Collected material |

+++

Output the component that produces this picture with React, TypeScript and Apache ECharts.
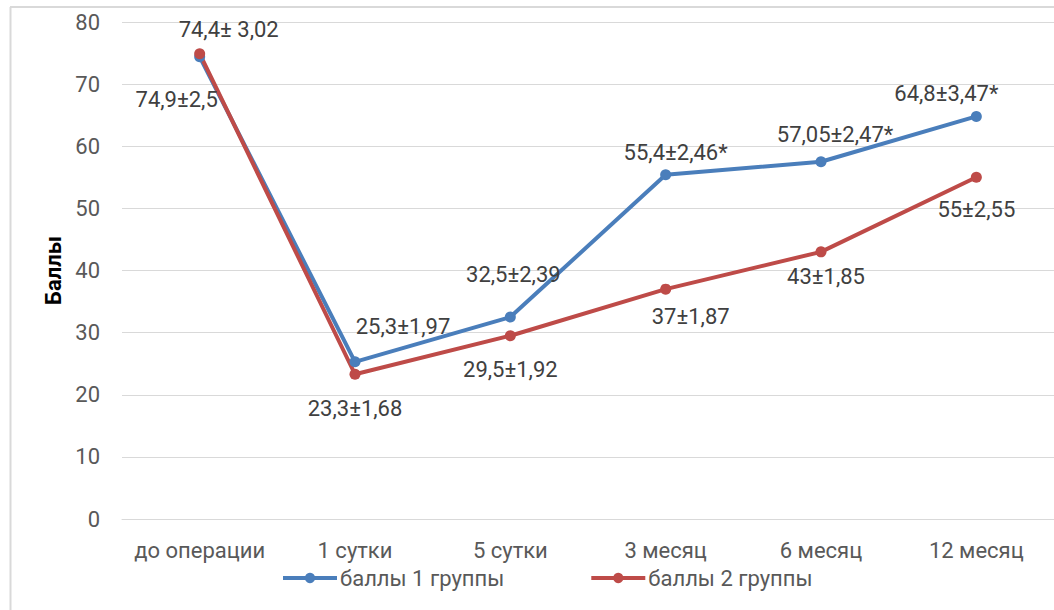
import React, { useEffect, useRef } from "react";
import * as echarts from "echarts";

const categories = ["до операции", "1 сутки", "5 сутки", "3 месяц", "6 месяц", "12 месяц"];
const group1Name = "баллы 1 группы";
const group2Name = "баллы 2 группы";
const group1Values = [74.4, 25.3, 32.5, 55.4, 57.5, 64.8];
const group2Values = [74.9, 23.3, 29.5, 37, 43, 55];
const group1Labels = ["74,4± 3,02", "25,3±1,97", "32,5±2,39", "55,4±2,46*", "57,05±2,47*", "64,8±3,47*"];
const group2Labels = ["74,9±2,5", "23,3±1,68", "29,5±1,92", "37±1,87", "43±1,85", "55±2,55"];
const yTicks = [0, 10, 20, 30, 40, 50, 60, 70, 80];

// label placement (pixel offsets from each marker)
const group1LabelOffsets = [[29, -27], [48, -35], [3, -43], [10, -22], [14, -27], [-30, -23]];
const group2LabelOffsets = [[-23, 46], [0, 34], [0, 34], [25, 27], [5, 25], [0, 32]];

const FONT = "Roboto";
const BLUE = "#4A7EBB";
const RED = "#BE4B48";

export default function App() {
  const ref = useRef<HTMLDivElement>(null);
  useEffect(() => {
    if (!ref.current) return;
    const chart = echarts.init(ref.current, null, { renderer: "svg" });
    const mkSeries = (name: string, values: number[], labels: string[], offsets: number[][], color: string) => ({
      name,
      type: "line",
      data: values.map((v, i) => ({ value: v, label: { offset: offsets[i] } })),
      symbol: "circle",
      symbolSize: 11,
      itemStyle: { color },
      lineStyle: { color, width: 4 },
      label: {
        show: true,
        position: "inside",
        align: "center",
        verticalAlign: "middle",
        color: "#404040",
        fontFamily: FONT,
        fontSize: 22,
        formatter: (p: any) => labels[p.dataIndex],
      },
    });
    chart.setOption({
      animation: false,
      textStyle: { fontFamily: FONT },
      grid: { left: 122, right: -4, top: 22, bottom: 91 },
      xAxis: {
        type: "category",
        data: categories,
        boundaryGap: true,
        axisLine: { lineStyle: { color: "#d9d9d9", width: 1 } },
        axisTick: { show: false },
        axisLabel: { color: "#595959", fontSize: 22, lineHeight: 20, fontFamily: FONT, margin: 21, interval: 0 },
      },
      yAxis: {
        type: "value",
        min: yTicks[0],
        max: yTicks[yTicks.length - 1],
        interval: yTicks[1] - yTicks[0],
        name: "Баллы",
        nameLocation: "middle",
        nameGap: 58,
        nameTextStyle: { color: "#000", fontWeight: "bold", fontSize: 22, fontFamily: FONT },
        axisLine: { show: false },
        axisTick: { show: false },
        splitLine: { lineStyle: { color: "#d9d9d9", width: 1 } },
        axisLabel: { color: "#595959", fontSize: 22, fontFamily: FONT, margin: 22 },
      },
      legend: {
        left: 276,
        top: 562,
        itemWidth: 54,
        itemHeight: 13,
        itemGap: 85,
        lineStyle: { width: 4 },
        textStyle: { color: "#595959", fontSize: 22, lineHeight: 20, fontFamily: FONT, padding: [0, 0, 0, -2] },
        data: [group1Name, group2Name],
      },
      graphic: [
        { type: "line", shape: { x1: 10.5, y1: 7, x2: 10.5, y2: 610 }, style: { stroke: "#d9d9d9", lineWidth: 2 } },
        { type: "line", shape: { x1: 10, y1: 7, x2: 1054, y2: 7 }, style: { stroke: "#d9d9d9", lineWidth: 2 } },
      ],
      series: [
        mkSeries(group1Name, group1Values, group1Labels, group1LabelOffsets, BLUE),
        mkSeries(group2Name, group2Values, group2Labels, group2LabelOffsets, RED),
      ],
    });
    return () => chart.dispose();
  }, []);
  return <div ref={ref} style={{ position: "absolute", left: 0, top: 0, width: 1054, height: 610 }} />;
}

+++

Objective | Leave out every line without the string "React" and copy the rest.

Result below |
Output the component that produces this picture with React, TypeScript and Apache ECharts.
import React, { useEffect, useRef } from "react";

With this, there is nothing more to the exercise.